4 medium sweet potatoes
1/4 cup pure maple syrup
2 to 4 tablespoons cold unsalted butter, as desired, plus 1 tablespoon
Kosher salt and freshly ground black pepper to taste
4 1/2-inch-thick loin pork chops
1 cup all-purpose flour
2 tablespoons grapeseed or canola oil
1 cup Master Chicken Broth or low-sodium canned chicken broth
1 cup white wine
1 1/2 cups Ginger-Fuji Apple Chutney
1/4 cup chopped fresh flat-leaf parsley
- Preheat the oven to 400°F.
- Wrap each potato in aluminum foil and bake until a knife can pierce the potatoes easily, 30 to 40 minutes. As soon as the potatoes are cool enough to handle, scoop out the flesh and transfer it to a bowl. Use a heavy whisk to whip the potatoes. Add the maple syrup and 2 to 4 tablespoons of the butter, whisk to blend, and season with salt and pepper. Cover with foil to help keep the potatoes warm and set aside. Don't turn off the oven.
- Season the chops on both sides with salt and pepper and dredge in the flour. Heat a large, heavy, ovenproof sauté pan over high heat.

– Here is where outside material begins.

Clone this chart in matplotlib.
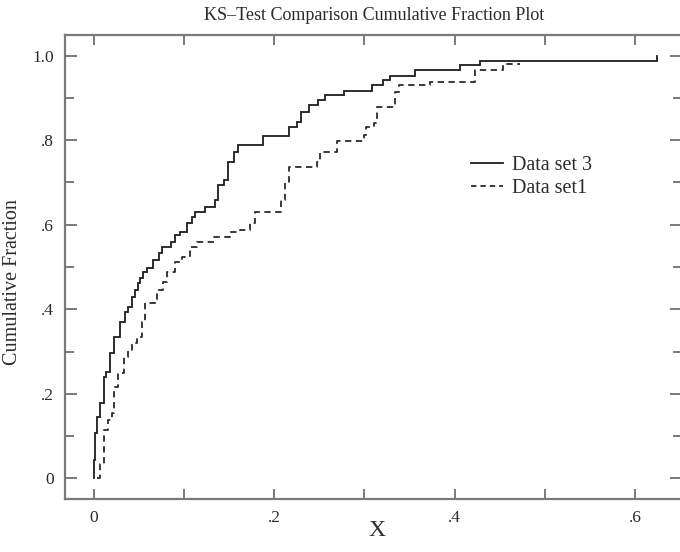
import matplotlib
matplotlib.use("Agg")
import matplotlib.pyplot as plt
from matplotlib.lines import Line2D

# Empirical cumulative fractions (step positions and levels after each step)
set3_x = [0.000, 0.000, 0.0015, 0.003, 0.007, 0.011, 0.014, 0.018, 0.022, 0.029,
          0.035, 0.038, 0.042, 0.046, 0.049, 0.051, 0.054, 0.059, 0.066, 0.072,
          0.076, 0.085, 0.090, 0.096, 0.103, 0.109, 0.112, 0.123, 0.134, 0.138,
          0.144, 0.149, 0.155, 0.160, 0.188, 0.216, 0.225, 0.230, 0.238, 0.249,
          0.256, 0.277, 0.308, 0.321, 0.328, 0.356, 0.406, 0.428, 0.624]
set3_y = [0.000, 0.043, 0.106, 0.146, 0.177, 0.240, 0.252, 0.296, 0.335, 0.370,
          0.394, 0.406, 0.430, 0.446, 0.461, 0.473, 0.489, 0.497, 0.517, 0.532,
          0.548, 0.560, 0.576, 0.584, 0.603, 0.619, 0.631, 0.643, 0.659, 0.694,
          0.706, 0.749, 0.773, 0.788, 0.810, 0.832, 0.844, 0.867, 0.883, 0.895,
          0.907, 0.916, 0.931, 0.943, 0.953, 0.966, 0.978, 0.988, 1.000]

set1_x = [0.003, 0.007, 0.011, 0.016, 0.020, 0.022, 0.027, 0.033, 0.038, 0.042,
          0.048, 0.053, 0.057, 0.070, 0.077, 0.081, 0.090, 0.098, 0.107, 0.114,
          0.133, 0.151, 0.162, 0.173, 0.179, 0.208, 0.212, 0.216, 0.247, 0.251,
          0.269, 0.299, 0.302, 0.310, 0.314, 0.334, 0.338, 0.373, 0.422, 0.454,
          0.472]
set1_y = [0.000, 0.035, 0.114, 0.138, 0.154, 0.217, 0.248, 0.288, 0.304, 0.319,
          0.335, 0.371, 0.414, 0.446, 0.465, 0.489, 0.513, 0.524, 0.548, 0.560,
          0.572, 0.584, 0.588, 0.603, 0.631, 0.659, 0.702, 0.737, 0.749, 0.773,
          0.797, 0.812, 0.832, 0.840, 0.879, 0.915, 0.931, 0.938, 0.966, 0.980,
          0.980]

x_major = [0.0, 0.2, 0.4, 0.6]
x_major_labels = ["0", ".2", ".4", ".6"]
x_minor = [0.1, 0.3, 0.5]
y_major = [0.0, 0.2, 0.4, 0.6, 0.8, 1.0]
y_major_labels = ["0", ".2", ".4", ".6", ".8", "1.0"]
y_minor = [0.1, 0.3, 0.5, 0.7, 0.9]

serif = "Liberation Serif"
text_color = "#2b2b2b"
axis_color = "#7a7a7a"

fig = plt.figure(figsize=(6.8, 5.52), dpi=100)
ax = fig.add_axes([65 / 680, 1 - 499 / 552, (682 - 65) / 680, (499 - 34.7) / 552])

ax.plot(set3_x, set3_y, drawstyle="steps-post", color="#1e1e1e", lw=1.3,
        solid_joinstyle="miter")
ax.plot(set1_x, set1_y, drawstyle="steps-post", color="#2a2a2a", lw=1.3,
        linestyle=(0, (3.5, 2.5)))

ax.set_xlim(-0.032, 0.652)
ax.set_ylim(-0.049, 1.0497)

ax.set_xticks(x_major)
ax.set_xticklabels(x_major_labels)
ax.set_xticks(x_minor, minor=True)
ax.set_yticks(y_major)
ax.set_yticklabels(y_major_labels)
ax.set_yticks(y_minor, minor=True)

for spine in ax.spines.values():
    spine.set_color(axis_color)
    spine.set_linewidth(1.6)

ax.tick_params(axis="both", which="both", direction="in", top=True, right=True,
               color=axis_color, width=1.4, labelcolor=text_color)
ax.tick_params(axis="x", which="both", length=7.5, pad=8)
ax.tick_params(axis="y", which="major", length=8.5, pad=8)
ax.tick_params(axis="y", which="minor", length=6.5)
for lab in ax.get_xticklabels() + ax.get_yticklabels():
    lab.set_fontfamily(serif)
    lab.set_fontsize(12.5)

fig.text(374 / 680, 1 - 16 / 552, "KS\u2013Test Comparison Cumulative Fraction Plot",
         ha="center", va="center", family=serif, fontsize=13, color=text_color)
fig.text(377 / 680, 1 - 531 / 552, "X", ha="center", va="center",
         family=serif, fontsize=17, color=text_color)
fig.text(13 / 680, 1 - 282 / 552, "Cumulative Fraction", ha="center", va="center",
         rotation=90, family=serif, fontsize=14.5, color=text_color)

handles = [Line2D([], [], color="#1e1e1e", lw=1.3),
           Line2D([], [], color="#2a2a2a", lw=1.3, linestyle=(0, (3.0, 2.2)))]
leg = ax.legend(handles, ["Data set 3", "Data set1"], loc="upper left",
                bbox_to_anchor=((463 - 65) / 617, (499 - 147.5) / 464.3),
                frameon=False, handlelength=1.6, handletextpad=0.45,
                labelspacing=0.2, borderaxespad=0,
                prop={"family": serif, "size": 14.5})
for t in leg.get_texts():
    t.set_color(text_color)

fig.savefig("out.png", dpi=100)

Add the oil and swirl to coat. Add the chops and sear on one side until brown, 3 to 4 minutes. Turn the chops and transfer to the oven. Bake the chops until medium done, 8 to 10 minutes. Turn off the oven.
- Transfer the chops to a heat-proof plate and allow to rest for 5 minutes. Place the sauté pan over high heat, add the broth and wine, and deglaze the pan, scraping to incorporate any browned bits. Reduce the liquid by half, about 4 minutes, and add the chutney and the remaining tablespoon of butter. Add the parsley and correct the seasoning.
- Place small mounds of the potatoes on serving plates. Place a chop on each mound, pour the sauce over, and serve.